Stored records:
»»

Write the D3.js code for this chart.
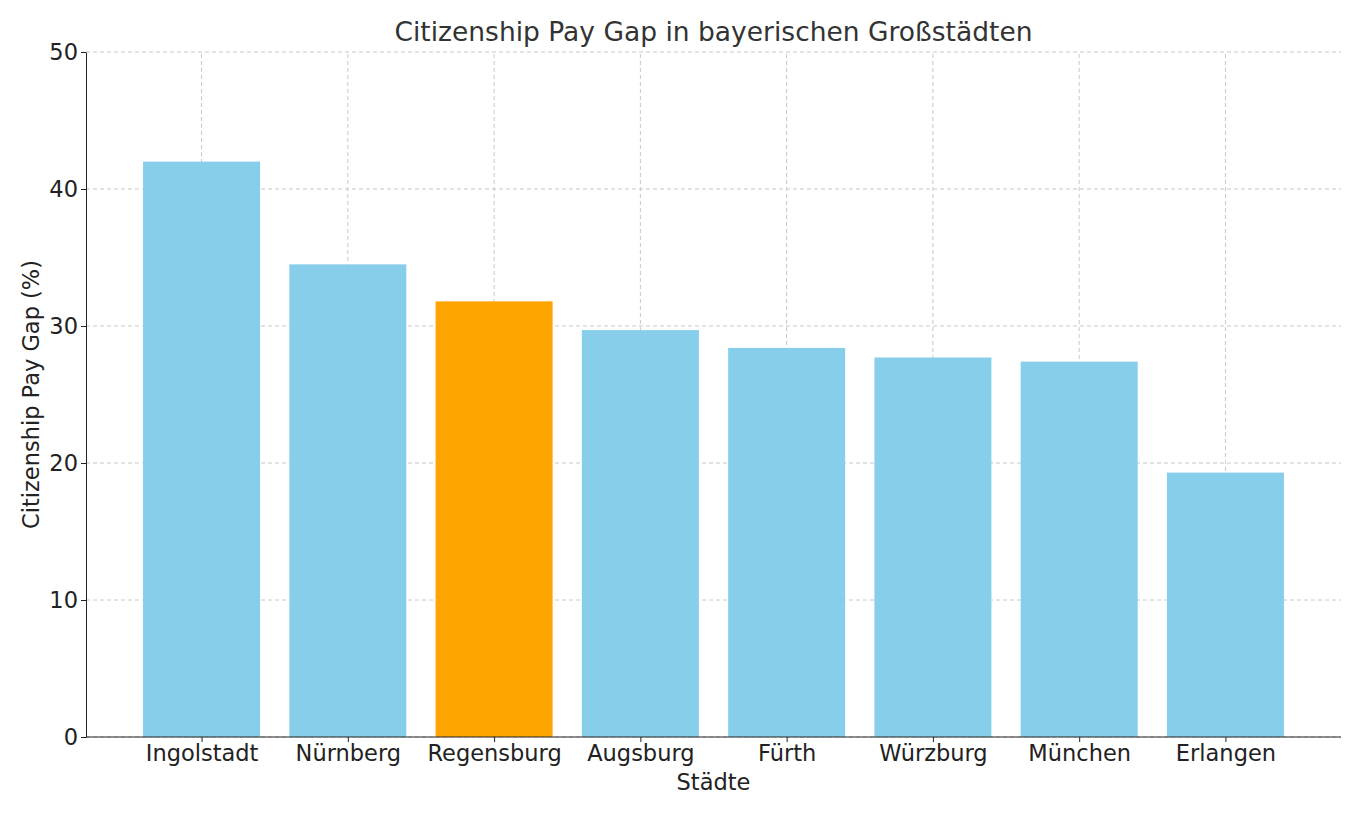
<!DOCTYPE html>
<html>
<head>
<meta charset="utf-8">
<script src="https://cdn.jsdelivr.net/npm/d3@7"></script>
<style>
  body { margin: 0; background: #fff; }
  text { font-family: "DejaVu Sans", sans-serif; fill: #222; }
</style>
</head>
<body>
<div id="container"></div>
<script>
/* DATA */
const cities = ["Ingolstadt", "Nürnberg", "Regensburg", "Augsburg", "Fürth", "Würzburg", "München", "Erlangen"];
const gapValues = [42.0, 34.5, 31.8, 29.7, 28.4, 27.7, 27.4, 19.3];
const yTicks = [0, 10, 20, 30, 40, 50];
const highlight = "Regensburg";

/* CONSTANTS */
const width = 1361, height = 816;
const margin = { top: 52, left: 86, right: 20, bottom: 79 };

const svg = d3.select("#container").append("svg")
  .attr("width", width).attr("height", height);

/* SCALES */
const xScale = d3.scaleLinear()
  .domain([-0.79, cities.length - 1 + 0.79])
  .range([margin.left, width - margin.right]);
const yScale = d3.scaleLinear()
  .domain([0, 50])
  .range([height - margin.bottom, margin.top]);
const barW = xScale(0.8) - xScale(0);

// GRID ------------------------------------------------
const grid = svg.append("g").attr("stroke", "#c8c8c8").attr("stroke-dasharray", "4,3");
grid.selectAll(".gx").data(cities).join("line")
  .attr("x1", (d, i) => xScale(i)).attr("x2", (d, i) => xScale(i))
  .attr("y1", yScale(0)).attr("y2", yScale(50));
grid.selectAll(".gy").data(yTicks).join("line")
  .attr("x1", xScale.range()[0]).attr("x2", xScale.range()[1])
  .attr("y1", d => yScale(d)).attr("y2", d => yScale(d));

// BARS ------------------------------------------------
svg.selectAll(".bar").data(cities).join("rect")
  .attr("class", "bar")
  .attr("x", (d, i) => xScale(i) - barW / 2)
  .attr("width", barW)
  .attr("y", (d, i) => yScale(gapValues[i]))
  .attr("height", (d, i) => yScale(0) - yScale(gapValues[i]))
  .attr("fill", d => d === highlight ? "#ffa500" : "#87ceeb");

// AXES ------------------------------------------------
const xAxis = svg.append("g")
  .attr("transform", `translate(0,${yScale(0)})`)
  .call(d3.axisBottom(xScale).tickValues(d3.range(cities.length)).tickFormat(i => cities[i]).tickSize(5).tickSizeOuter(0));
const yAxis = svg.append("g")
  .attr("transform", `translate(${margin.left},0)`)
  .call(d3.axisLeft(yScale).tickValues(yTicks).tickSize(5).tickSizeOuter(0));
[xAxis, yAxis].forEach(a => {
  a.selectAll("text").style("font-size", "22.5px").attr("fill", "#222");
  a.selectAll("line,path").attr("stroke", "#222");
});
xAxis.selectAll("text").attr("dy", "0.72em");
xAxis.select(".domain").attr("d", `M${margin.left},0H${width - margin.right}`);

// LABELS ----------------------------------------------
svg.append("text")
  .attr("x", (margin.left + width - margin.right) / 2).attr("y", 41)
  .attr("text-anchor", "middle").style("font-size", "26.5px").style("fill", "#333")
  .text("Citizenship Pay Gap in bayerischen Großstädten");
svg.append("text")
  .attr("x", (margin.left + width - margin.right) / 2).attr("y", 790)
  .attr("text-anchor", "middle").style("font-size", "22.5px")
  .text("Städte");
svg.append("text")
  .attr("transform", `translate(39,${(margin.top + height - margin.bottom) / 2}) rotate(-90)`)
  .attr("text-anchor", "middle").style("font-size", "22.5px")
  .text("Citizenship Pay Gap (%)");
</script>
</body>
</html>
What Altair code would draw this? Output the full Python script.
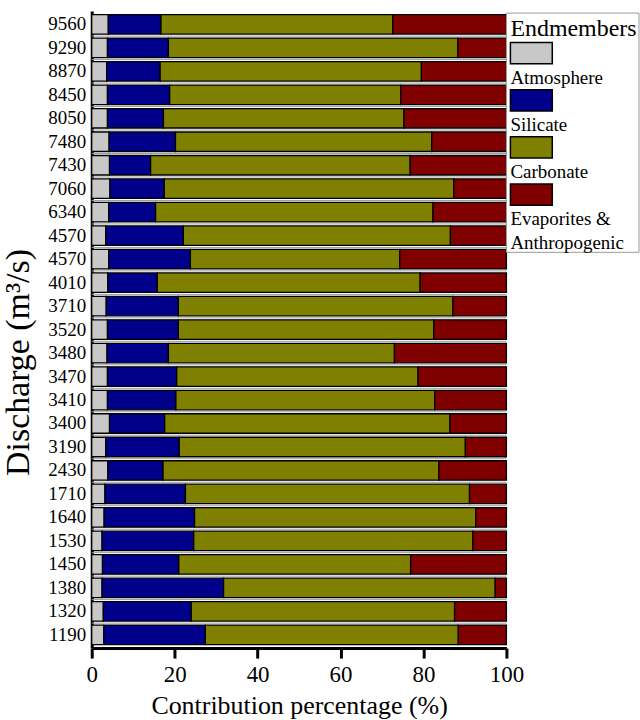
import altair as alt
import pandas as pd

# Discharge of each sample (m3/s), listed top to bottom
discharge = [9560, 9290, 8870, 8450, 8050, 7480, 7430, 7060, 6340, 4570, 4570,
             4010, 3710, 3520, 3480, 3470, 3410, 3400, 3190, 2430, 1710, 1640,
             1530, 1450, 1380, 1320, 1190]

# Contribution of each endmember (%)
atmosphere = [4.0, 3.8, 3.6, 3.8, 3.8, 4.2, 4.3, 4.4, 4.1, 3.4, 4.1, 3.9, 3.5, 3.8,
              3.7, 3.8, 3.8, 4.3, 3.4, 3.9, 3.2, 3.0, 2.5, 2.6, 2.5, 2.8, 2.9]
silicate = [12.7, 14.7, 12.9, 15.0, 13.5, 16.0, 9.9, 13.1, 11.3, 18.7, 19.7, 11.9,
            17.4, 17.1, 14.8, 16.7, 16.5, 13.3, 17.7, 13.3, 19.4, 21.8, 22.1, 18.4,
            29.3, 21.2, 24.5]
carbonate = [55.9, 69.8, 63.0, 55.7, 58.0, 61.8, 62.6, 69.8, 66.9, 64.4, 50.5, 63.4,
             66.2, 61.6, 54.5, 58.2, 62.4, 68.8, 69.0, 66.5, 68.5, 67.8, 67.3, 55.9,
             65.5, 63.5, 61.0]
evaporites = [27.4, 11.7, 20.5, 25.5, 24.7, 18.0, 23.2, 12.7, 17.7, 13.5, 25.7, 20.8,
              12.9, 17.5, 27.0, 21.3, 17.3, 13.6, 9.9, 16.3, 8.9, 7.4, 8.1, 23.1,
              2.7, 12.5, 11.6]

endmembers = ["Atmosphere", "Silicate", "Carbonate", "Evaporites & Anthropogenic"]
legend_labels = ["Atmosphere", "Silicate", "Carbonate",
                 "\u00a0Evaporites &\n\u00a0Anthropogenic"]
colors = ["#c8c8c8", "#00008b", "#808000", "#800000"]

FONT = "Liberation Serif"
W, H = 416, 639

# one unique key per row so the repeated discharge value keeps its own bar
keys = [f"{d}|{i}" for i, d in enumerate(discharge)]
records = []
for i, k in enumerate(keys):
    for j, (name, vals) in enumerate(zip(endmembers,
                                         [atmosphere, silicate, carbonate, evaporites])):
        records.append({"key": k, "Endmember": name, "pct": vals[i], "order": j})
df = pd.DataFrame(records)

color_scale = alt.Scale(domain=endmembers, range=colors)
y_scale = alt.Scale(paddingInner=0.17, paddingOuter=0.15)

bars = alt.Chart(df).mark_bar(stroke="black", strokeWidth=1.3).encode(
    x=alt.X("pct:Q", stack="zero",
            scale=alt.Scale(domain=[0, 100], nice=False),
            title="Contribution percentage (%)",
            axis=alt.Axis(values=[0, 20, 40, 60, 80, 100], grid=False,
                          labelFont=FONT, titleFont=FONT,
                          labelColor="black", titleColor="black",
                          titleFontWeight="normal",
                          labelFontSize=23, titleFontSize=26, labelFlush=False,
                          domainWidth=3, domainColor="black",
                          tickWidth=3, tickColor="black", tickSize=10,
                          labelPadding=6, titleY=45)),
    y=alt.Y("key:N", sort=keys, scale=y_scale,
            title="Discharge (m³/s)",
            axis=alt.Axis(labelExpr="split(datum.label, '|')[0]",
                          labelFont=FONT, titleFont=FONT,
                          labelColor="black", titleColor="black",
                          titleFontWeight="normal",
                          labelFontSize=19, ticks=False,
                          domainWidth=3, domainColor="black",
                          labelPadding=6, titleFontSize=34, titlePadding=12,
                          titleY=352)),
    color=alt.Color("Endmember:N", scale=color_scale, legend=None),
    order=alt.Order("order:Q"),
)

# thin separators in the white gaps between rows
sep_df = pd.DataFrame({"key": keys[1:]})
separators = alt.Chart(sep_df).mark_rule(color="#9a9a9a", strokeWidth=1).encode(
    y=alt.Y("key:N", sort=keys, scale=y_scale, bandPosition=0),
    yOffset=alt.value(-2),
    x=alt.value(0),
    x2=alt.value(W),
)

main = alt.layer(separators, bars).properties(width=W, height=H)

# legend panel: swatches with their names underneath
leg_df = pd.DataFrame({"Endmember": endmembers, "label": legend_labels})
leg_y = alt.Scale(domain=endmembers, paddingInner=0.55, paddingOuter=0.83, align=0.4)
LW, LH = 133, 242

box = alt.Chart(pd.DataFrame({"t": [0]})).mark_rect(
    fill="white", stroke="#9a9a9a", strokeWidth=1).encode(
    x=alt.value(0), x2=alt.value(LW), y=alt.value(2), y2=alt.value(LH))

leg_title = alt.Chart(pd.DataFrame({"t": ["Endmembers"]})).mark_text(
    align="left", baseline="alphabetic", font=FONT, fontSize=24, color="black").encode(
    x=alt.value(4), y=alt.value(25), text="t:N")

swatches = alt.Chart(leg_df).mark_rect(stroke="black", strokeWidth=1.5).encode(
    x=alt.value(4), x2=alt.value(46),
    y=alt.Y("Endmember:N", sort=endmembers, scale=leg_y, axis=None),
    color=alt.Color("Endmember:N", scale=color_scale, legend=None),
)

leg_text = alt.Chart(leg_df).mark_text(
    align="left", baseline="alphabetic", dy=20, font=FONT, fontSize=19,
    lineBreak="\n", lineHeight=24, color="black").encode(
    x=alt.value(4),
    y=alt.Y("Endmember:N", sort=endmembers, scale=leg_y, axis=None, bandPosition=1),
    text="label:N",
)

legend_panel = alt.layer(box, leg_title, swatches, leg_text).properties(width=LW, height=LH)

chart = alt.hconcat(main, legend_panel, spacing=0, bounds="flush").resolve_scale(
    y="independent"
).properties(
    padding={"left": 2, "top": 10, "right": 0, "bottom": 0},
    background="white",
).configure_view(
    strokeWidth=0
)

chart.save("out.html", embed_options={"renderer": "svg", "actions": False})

««

Determine how many lines contain the word "script" and reply with that number alone.

** Finished task **
4